How Vancouver is shaping Canada’s fintech future

Local founders say the country’s payments reboot and AI breakthroughs could put B.C. at the centre of financial innovation.

One day before the Bank of Canada announced it had approved the country’s first payment service providers under the new Retail Payment Activities Act, leaders from Vancouver’s growing sector gathered for a conversation that felt prescient. At #VTJLive: The Fintech Frontier – Disruption, Trust & Transformation, hosted by Vancouver Tech Journal in partnership with the BC Securities Commission, three founders and one regulator explored what it will take to build financial technology that earns trust, scales responsibly, and keeps pace with global innovation.

Canada’s fintech moment, finally

Moderator Khalil Jessa, senior legal counsel for capital markets regulation at the BCSC, opened by asking how the panelists viewed the state of fintech in Canada. Ugan Naidoo, co-founder and CTO of INETCO, didn’t hesitate: “We lag in terms of technology,” he said, noting how real-time payments and related infrastructure remain well behind other markets. But that, he argued, creates opportunity. “Agentic commerce”—AI systems that can act autonomously to perform complex banking tasks—could transform how money moves, from fraud prevention to transaction settlement.

For Connor Turland, CEO and co-founder of Ceedar, the gap between Canada and global peers is both a challenge and an opening. “We have to overcome the brain drain to San Francisco,” he said. “There’s a huge vacuum of opportunity here because there are so many gaps.” He added that Canada’s long-delayed move toward open banking could signal a turning point for entrepreneurs ready to build “well-connected, well-integrated financial platforms.”
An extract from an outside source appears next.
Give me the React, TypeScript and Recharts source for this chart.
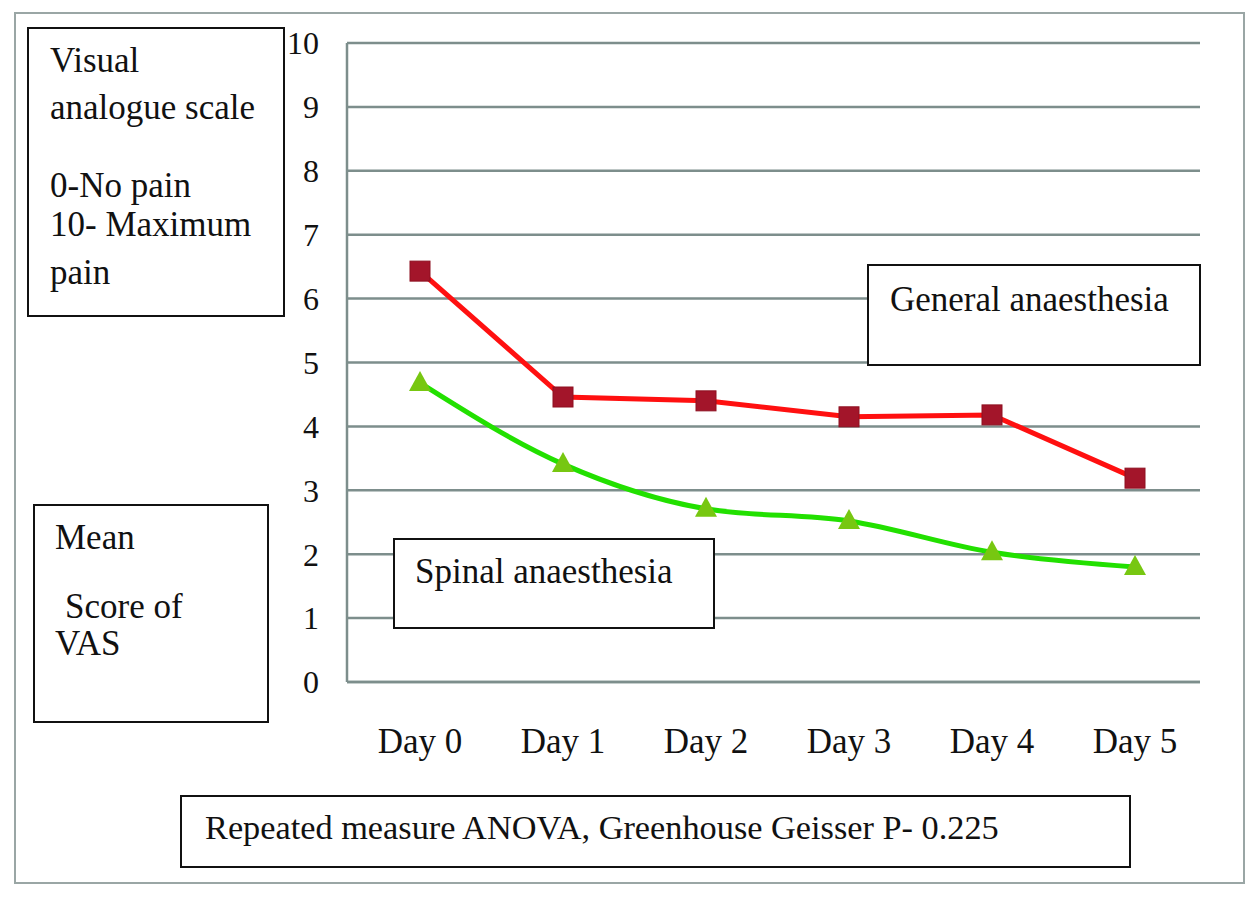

Katherina Cortes, CRO at Mahalo App, framed Canada’s fintech potential through the lens of user experience. Her Vancouver-based startup built an NFC-enabled card that allows anyone to accept tips, donations, or payments with a tap—an idea rooted in financial inclusion. “Technology has to serve the attention span and patience people actually have,” she said. “We’re going back to the human aspect of payments.”

AI’s expanding role in finance

AI dominated much of the discussion, from operational automation to customer experience. Naidoo explained how large language models can be trained to act like fraud analysts—pulling data across systems, interpreting transactions, and making decisions in real time. “These are tasks humans would have done, but AI can handle the repetitive processes,” he said.

Turland, whose company builds an AI-driven bookkeeping platform, agreed that automation is inevitable but argued the advantage lies in empathy and accessibility. “Accounting is full of jargon,” he said. “We wanted to build something that business owners just get—that feels friendly, intuitive, and human.”

For Cortes, AI is the foundation of Mahalo’s future roadmap. Beyond enabling digital tipping, the company plans to use AI for credit scoring and lending tools aimed at underbanked workers. “We started with helping people who weren’t getting cash anymore,” she said. “Now we’re looking at how to make that loop complete—receive, pay, lend.”

Open banking and regulation

Few topics drew as much energy as regulation and data access. “It’s still super difficult for entrepreneurs to connect bank accounts,” Turland said. “Screen scraping is still the state of the art in Canada. There are no APIs to banking data.” He called the upcoming federal legislation a chance to rebuild trust and efficiency: “People deserve it, and Canada can’t keep lagging forever.”

Naidoo added that open banking will expand both innovation and risk. “It extends the attack surface,” he warned. “It allows the good people to access data—but also the bad people. That’s why security innovation will be critical.”

Cortes shared Mahalo’s experience securing FINTRAC approval early, even when the company’s initial product didn’t technically require it. “It was a big chunk of work, but it put us ahead,” she said. “Regulation can slow you down, but it can also build credibility.”

Jessa, representing the regulator’s view, noted that compliance doesn’t have to stifle innovation. “We’re seeing startups come to us earlier,” he said, citing the BCSC’s current pilot testing electronic KYC for open banking. “That kind of collaboration is what we want to see.”

Investor sentiment and the currency of trust

After the investment boom of 2021, panelists described a market that’s more cautious but still active. “Investors are more discerning,” Naidoo said. “They want spectacular value propositions—and proof you’ve built trust.”

Both Ceedar and Mahalo credited early believers rather than institutions for getting them off the ground. Turland turned customers into investors after they’d used the product. “Seeing is believing,” he said. “When people experience something tangible, they write the cheque.”

Cortes said Mahalo’s backers, including several family offices, were motivated by the company’s mission. “They invested because of the why—financial inclusion,” she said. Still, she acknowledged the conservative nature of Canadian capital: “We might have to look outside the country for our next round.”

When asked what advice they’d offer to new founders, all three returned to the same theme: trust. “It’s difficult to accelerate the process of gaining trust,” said Turland. “Move at the pace that trust moves.” Cortes added, “Listen to your team and your customers—they build your business.” And Naidoo closed the conversation simply: “Avoid the hype. One customer at a time, you’ll get there.”